Answers from the previous Italian government to 39 questions put to outgoing Finance Minister Giulio Tremonti had been received on Saturday afternoon, Mr Altafaj said.

These “very comprehensive” responses nevertheless require “quite a lot of work by the commission now” and a “fuller assessment of proposed measures” is being drafted by Commission experts currently in Rome, he said.

A first report, Mr Altafaj said, would be presented by Mr Rehn to eurozone finance ministers when they meet later this month, but EU experts can be expected to return with “regular frequency.”

European Commission President Jose Manuel Barroso spoke by telephone with premier-designate Monti yesterday morning.

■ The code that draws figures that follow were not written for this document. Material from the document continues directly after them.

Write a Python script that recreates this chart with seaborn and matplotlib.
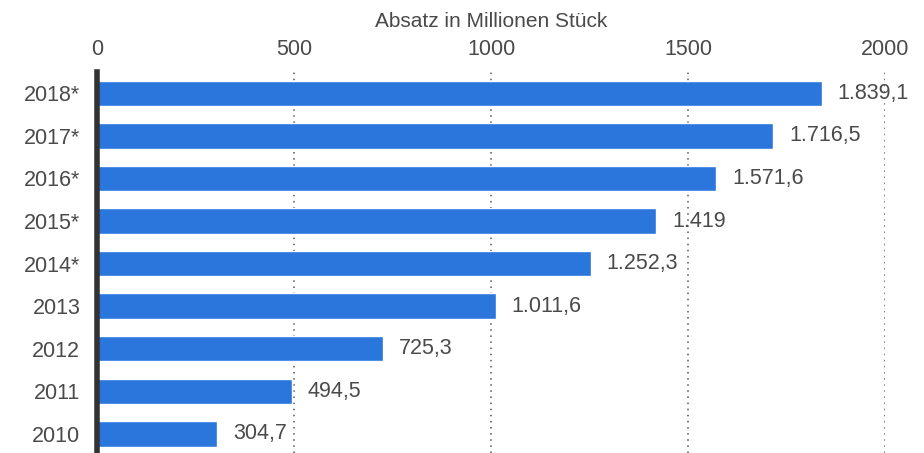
import matplotlib
matplotlib.use("Agg")
import matplotlib.pyplot as plt
import seaborn as sns
import pandas as pd

years = ["2018*", "2017*", "2016*", "2015*", "2014*", "2013", "2012", "2011", "2010"]
values = [1839.1, 1716.5, 1571.6, 1419.0, 1252.3, 1011.6, 725.3, 494.5, 304.7]
labels = ["1.839,1", "1.716,5", "1.571,6", "1.419", "1.252,3", "1.011,6", "725,3", "494,5", "304,7"]
xticks = [0, 500, 1000, 1500, 2000]

sns.set_theme(style="white")
plt.rcParams["font.family"] = ["Liberation Sans", "DejaVu Sans"]

df = pd.DataFrame({"year": years, "value": values})

fig = plt.figure(figsize=(9.24, 4.53), dpi=100)
ax = fig.add_axes([0.105, 0.0, 0.853, 0.841])

sns.barplot(data=df, x="value", y="year", orient="h", color="#2a76dd",
            saturation=1, width=0.6, ax=ax, zorder=2)

ax.set_xlim(0, 2000)
ax.set_ylim(8.45, -0.5)
ax.xaxis.tick_top()
ax.xaxis.set_label_position("top")
ax.set_xticks(xticks)
ax.set_xticklabels([str(t) for t in xticks])
ax.set_xlabel("Absatz in Millionen Stück", fontsize=15, color="#4a4a4a", labelpad=8)
ax.set_ylabel("")
ax.tick_params(axis="x", length=0, labelsize=15.5, labelcolor="#4a4a4a", pad=9)
ax.tick_params(axis="y", length=0, labelsize=15.5, labelcolor="#4a4a4a", pad=12)

for x in xticks[1:]:
    ax.axvline(x, color="#555555", linestyle=(0, (1, 3)), linewidth=1.1, zorder=1)

for sp in ["top", "right", "bottom"]:
    ax.spines[sp].set_visible(False)
ax.spines["left"].set_linewidth(4)
ax.spines["left"].set_color("#333333")
ax.spines["left"].set_zorder(5)

for i, (v, lab) in enumerate(zip(values, labels)):
    ax.text(v + 40, i, lab, va="center", ha="left", fontsize=15.5, color="#4a4a4a", zorder=6)

fig.savefig("out.png", dpi=100)
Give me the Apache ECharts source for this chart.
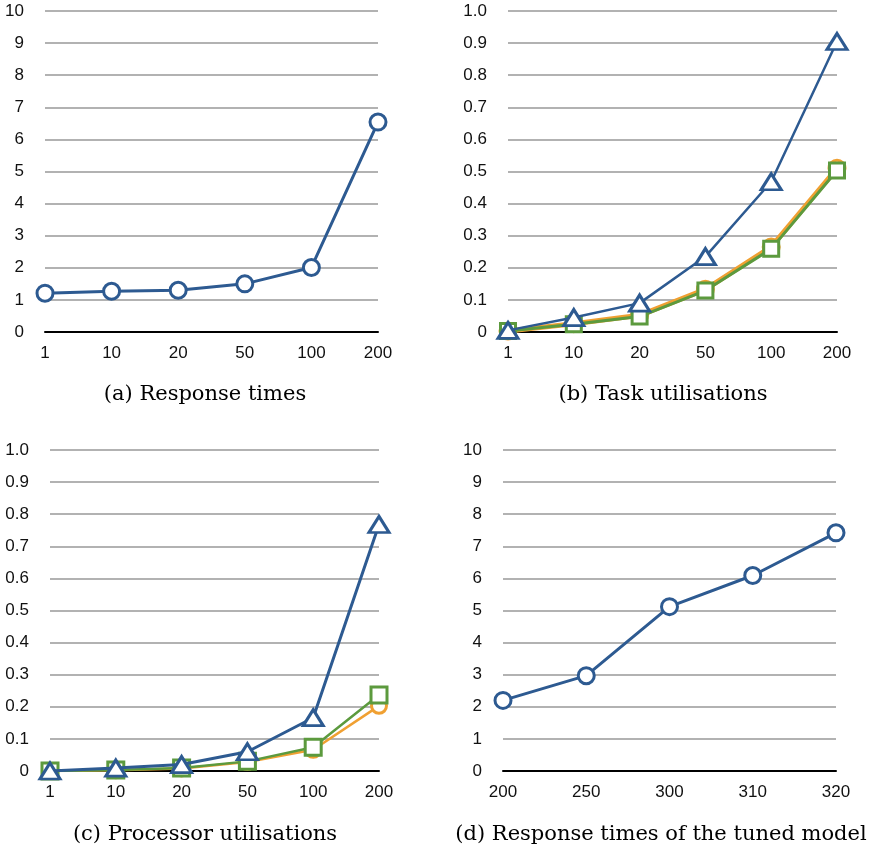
<!DOCTYPE html>
<html>
<head>
<meta charset="utf-8">
<script src="https://cdn.jsdelivr.net/npm/echarts@6/dist/echarts.min.js"></script>
<style>
  html, body { margin: 0; padding: 0; background: #fff; }
  #chart { width: 877px; height: 851px; }
</style>
</head>
<body>
<div id="chart"></div>
<script>
// categories
var clientsAB = ['1', '10', '20', '50', '100', '200']
var clientsD = ['200', '250', '300', '310', '320']

// (a) response times
var respA = [1.21, 1.27, 1.30, 1.50, 2.01, 6.54]

// (b) task utilisations
var taskBlue = [0.005, 0.045, 0.09, 0.235, 0.468, 0.905]
var taskOrange = [0.003, 0.026, 0.052, 0.133, 0.265, 0.51]
var taskGreen = [0.003, 0.024, 0.048, 0.129, 0.259, 0.503]

// (c) processor utilisations
var procBlue = [0, 0.009, 0.02, 0.06, 0.166, 0.768]
var procOrange = [0, 0.002, 0.008, 0.028, 0.066, 0.203]
var procGreen = [0, 0.003, 0.009, 0.03, 0.074, 0.237]

// (d) tuned model response times
var respD = [2.2, 2.97, 5.12, 6.09, 7.42]

var captions = ['(a) Response times', '(b) Task utilisations', '(c) Processor utilisations', '(d) Response times of the tuned model']

var BLUE = '#2d5a91'
var ORANGE = '#f0a032'
var GREEN = '#5c9a3e'

var labelFont = { fontFamily: 'Liberation Sans', fontSize: 17, color: '#111' }
var captionFont = '21px "DejaVu Serif"'

function xAxis(idx, cats) {
  return {
    gridIndex: idx,
    type: 'category',
    data: cats,
    boundaryGap: false,
    axisLine: { lineStyle: { color: '#000', width: 2 } },
    axisTick: { show: false },
    axisLabel: Object.assign({ margin: 13, interval: 0 }, labelFont),
    splitLine: { show: false }
  }
}

function yAxis(idx, max, interval, frac) {
  return {
    gridIndex: idx,
    type: 'value',
    min: 0,
    max: max,
    interval: interval,
    axisLine: { show: false },
    axisTick: { show: false },
    axisLabel: Object.assign({
      margin: 21,
      formatter: function (v) {
        if (v === 0) return '0'
        return frac ? v.toFixed(1) : String(Math.round(v))
      }
    }, labelFont),
    splitLine: { lineStyle: { color: '#999', width: 1.5 } }
  }
}

function series(idx, data, color, symbol, size, lineWidth, z) {
  return {
    type: 'line',
    xAxisIndex: idx,
    yAxisIndex: idx,
    data: data,
    symbol: symbol,
    symbolSize: size,
    z: z,
    lineStyle: { color: color, width: lineWidth },
    itemStyle: { color: '#fff', borderColor: color, borderWidth: 3 },
    emphasis: { disabled: true },
    animation: false
  }
}

function caption(i, x, y) {
  return {
    type: 'text', x: x, y: y,
    style: { text: captions[i], font: captionFont, fill: '#000', textAlign: 'center', textVerticalAlign: 'middle' }
  }
}

var chart = echarts.init(document.getElementById('chart'))
chart.setOption({
  animation: false,
  grid: [
    { left: 45, right: 499, top: 11, bottom: 519 },
    { left: 508, right: 40, top: 11, bottom: 519 },
    { left: 50, right: 498, top: 450, bottom: 80 },
    { left: 503, right: 41, top: 450, bottom: 80 }
  ],
  xAxis: [xAxis(0, clientsAB), xAxis(1, clientsAB), xAxis(2, clientsAB), xAxis(3, clientsD)],
  yAxis: [yAxis(0, 10, 1, false), yAxis(1, 1, 0.1, true), yAxis(2, 1, 0.1, true), yAxis(3, 10, 1, false)],
  series: [
    series(0, respA, BLUE, 'circle', 16, 3, 3),
    series(1, taskOrange, ORANGE, 'circle', 16, 5, 2),
    series(1, taskGreen, GREEN, 'rect', 15, 3, 3),
    series(1, taskBlue, BLUE, 'triangle', [20, 16], 2.5, 4),
    series(2, procOrange, ORANGE, 'circle', 15, 2.5, 2),
    series(2, procGreen, GREEN, 'rect', 16, 2.5, 3),
    series(2, procBlue, BLUE, 'triangle', [20, 16], 3, 4),
    series(3, respD, BLUE, 'circle', 16, 3, 3)
  ],
  graphic: [
    caption(0, 205, 395),
    caption(1, 663, 395),
    caption(2, 205, 835),
    caption(3, 661, 835)
  ]
})
</script>
</body>
</html>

But once Mr Monti’s new government is sworn in, probably later this week, measures being drawn up “will have to be discussed again” with the new authorities, Mr Altafaj said. As for Greece, Mr Altafaj said the commission had yet to receive a written pledge from the new unity government that it will implement a strict programme of austerity and reform in exchange for blocked loans and a new EU-IMF bailout.

Mr Rehn has demanded “clear, unequivocal and written” confirmation from Athens that it will follow through with the demands of foreign lenders.

Mr Altafaj said that commission officials, working as part of an international “troika” with the International Monetary Fund and the European Central Bank, will be speaking to the new administration led by ex-ECB vice president Lucas Papademos but also the political parties making up the coalition government.